Secara implisit, dalam kalimat “dipermuliakan bersama-sama dengan Dia” termuat kebenaran bahwa kita harus punya karakter, moral serupa dengan Dia. Kita harus seimbang dengan Tuhan Yesus. Maka, kalau karakter kita masih berantakan, kita tidak akan bisa dimuliakan bersama dengan Kristus. Memang tidak banyak orang yang serius merenungkan hal ini. Untuk itu, kenali diri kita sendiri. Kira-kira apakah orang seperti kita layak tidak menerima janji-janji Allah bersama-sama dengan Kristus? Mari kita persoalkan dan pikirkan dengan serius dengan serius. Ini penting sekali. Ini lebih penting dari hal menikah, lebih penting dari hal punya anak, lebih penting dari kebutuhan rumah, mobil, dan lain sebagainya. Ini lebih penting, yaitu menjadi anak yang berkenan, dan yang layak menjadi ahli waris, layak memiliki hak, menerima janji-janji Allah yang akan menerimanya bersama-sama dengan Kristus. Maka Paulus mengatakan di 2 Korintus 11:2-3 bahwa kita ini orang-orang yang disebut sebagai mempelai wanita, dan Kristus adalah mempelai pria, itu pun secara implisit (secara tidak terang-terangan) menunjukkan bahwa kita harus seimbang dengan Tuhan. Jadi masalahnya sekarang adalah bagaimana kita bertumbuh dewasa sehingga kita layak menjadi mempelai? Kata “mempelai” itu sudah mengisyaratkan bahwa kita harus cantik, mengimbangi kegantengan, keelokan Tuhan Yesus.

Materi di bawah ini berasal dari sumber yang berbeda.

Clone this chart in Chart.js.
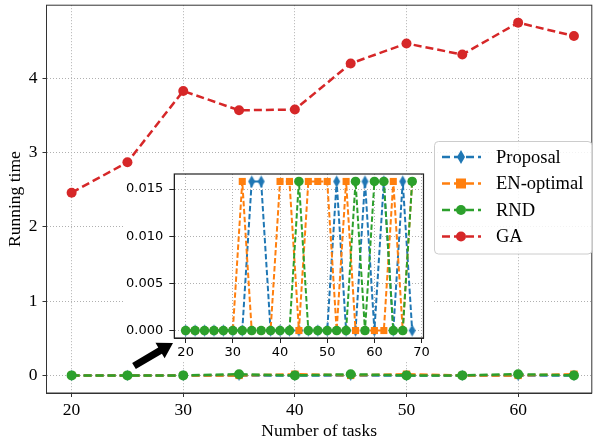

Saat ini kita harus memiliki perasaan krisis; dimana “jangan-jangan hari ini aku akan menghadap Tuhan.” Jadi kita serius sekali membenahi diri. Kita serius untuk menyelesaikan keadaan kita yang berantakan, yang belum beres ini. Kalau dulu tidak seperti ini, karena kita merasa selalu “masih ada waktu.” Di sini kita ceroboh. Padahal, seandainya memang masih ada waktu namun karena kita selalu menunda, maka kita tidak pernah menjadi bentuk seperti yang Bapa rancangkan. Di lain pihak, tidak sedikit orang yang berkata bahwa dirinya rindu pulang ke surga. Sejujurnya, apakah mereka yang berkata seperti itu sudah siap? Sudah berkenan? Sudah menyelesaikan tugasnya? Jangan berpikir kalau kita masih punya waktu panjang. Setiap waktu yang Tuhan berikan kepada kita kiranya kita gunakan untuk mengoreksi diri, memeriksa diri, dan berubah. Maka kita tidak boleh memandang ada sesuatu yang bernilai tinggi kecuali Tuhan dan Kerajaan-Nya. Tapi kalau sampai kita bisa memiliki prinsip bahwa tidak ada yang bernilai kecuali Tuhan dan Kerajaan-Nya, berarti kita adalah orang yang layak dimuliakan.
Orang yang layak dimuliakan adalah dia yang memiliki prinsip bahwa tidak ada yang bernilai kecuali Tuhan dan Kerajaan-Nya.